Crunchers Anonymous

Help Desk => Questions => Topic started by: tommcg on May 20, 2014, 01:09:28 PM

Title: 64-bit package still runs 32-bit cuda50
Post by: tommcg on May 20, 2014, 01:09:28 PM
Both the 0.41 64-bit windows installer package, and the individual 64-bit cuda50 package contain only 32-bit executable.  Where can I find the real 64-bit package or binaries?

Thx.
Title: Re: 64-bit package still runs 32-bit cuda50
Post by: arkayn on May 20, 2014, 03:27:17 PM
During testing, it was found that the 64-bit executables were slower than the 32-bit versions.

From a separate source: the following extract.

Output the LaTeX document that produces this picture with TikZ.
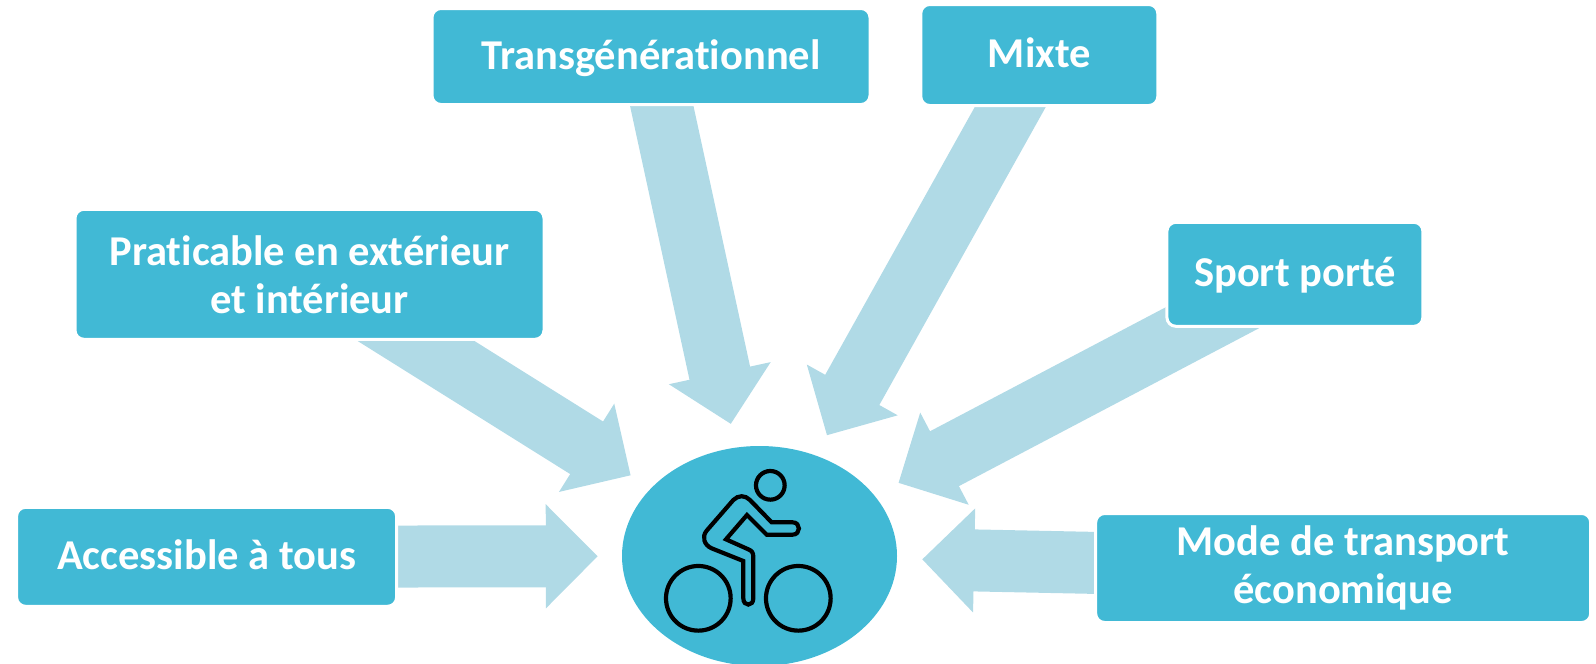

The choice was made to release 32-bit versions for all packages.
Title: Re: 64-bit package still runs 32-bit cuda50
Post by: William on May 20, 2014, 06:32:13 PM
The difference is in the app_info.xml file created by the installer, as it contains entries expected by 64-bit BOINC and necessary to retain work in progress.
Title: Re: 64-bit package still runs 32-bit cuda50
Post by: tommcg on May 20, 2014, 10:56:40 PM
Quote from: arkayn on May 20, 2014, 03:27:17 PM
During testing, it was found that the 64-bit executables were slower than the 32-bit versions.

That seems really odd, unless large portion of in-memory data contains mostly pointers, like pointer-based b-tree index or such.  Or, if the code has x86-specific asm instead of using SSE intrinsics that work on both platforms.  I've written compression code using SSE intrinsics, and it is at least 30% faster as 64-bit app vs 32-bit app.

Is the source code available somewhere to browse?

Thx.

Title: Re: 64-bit package still runs 32-bit cuda50
Post by: Claggy on May 20, 2014, 11:17:47 PM
Quote from: tommcg on May 20, 2014, 10:56:40 PM
Quote from: arkayn on May 20, 2014, 03:27:17 PM
During testing, it was found that the 64-bit executables were slower than the 32-bit versions.
That seems really odd, unless large portion of in-memory data contains mostly pointers, like pointer-based b-tree index or such.  Or, if the code has x86-specific asm instead of using SSE intrinsics that work on both platforms.  I've written compression code using SSE intrinsics, and it is at least 30% faster as 64-bit app vs 32-bit app.

Is the source code available somewhere to browse?

Thx.
For Cuda it's the extra address space that makes Cuda64 apps slower,

Stock is in seti_boinc, Optimised and xbranch in is in branches/sah_v7_opt:

Porting and optimizing SETI@home (http://setiathome.berkeley.edu/sah_porting.php)

https://setisvn.ssl.berkeley.edu/trac/browser (https://setisvn.ssl.berkeley.edu/trac/browser)

Claggy
Title: Re: 64-bit package still runs 32-bit cuda50
Post by: Jason G on May 26, 2014, 07:20:22 PM
Quote from: Claggy on May 20, 2014, 11:17:47 PM
Quote from: tommcg on May 20, 2014, 10:56:40 PM
Quote from: arkayn on May 20, 2014, 03:27:17 PM
During testing, it was found that the 64-bit executables were slower than the 32-bit versions.
That seems really odd, unless large portion of in-memory data contains mostly pointers, like pointer-based b-tree index or such.  Or, if the code has x86-specific asm instead of using SSE intrinsics that work on both platforms.  I've written compression code using SSE intrinsics, and it is at least 30% faster as 64-bit app vs 32-bit app.

Is the source code available somewhere to browse?

Thx.
For Cuda it's the extra address space that makes Cuda64 apps slower,

Stock is in seti_boinc, Optimised and xbranch in is in branches/sah_v7_opt:

Porting and optimizing SETI@home (http://setiathome.berkeley.edu/sah_porting.php)

https://setisvn.ssl.berkeley.edu/trac/browser (https://setisvn.ssl.berkeley.edu/trac/browser)

Claggy

Correct.  Simply put, With a lot of memory bound operations at this time (meaning mostly pointer arithmetic), and few latency hiding mechanisms used, pointers being double the size means double the size of code.  Since loading code induces various latencies, and larger pointers sap precious GPU register space... 32 bit GPU code is just faster On Windows (Linux a different special case where 32 bit won't build due to OS and Cuda toolkit limitations). 

As with everything though, things can change and evolve.  As we have no use whatsoever for huge amounts of GPU memory within one application instance ( Yet! ), focussing on making native 64 bit Cuda binaries for Windows isn't high on any priority list.  That will possibly change as newer hardware, drivers, toolkjits, and latency hiding techniques become employed.

In general though, bear in mind that using huge amounts of memory (either host or GPU) tends to be an indicator of poor optimisation, not good optimisation.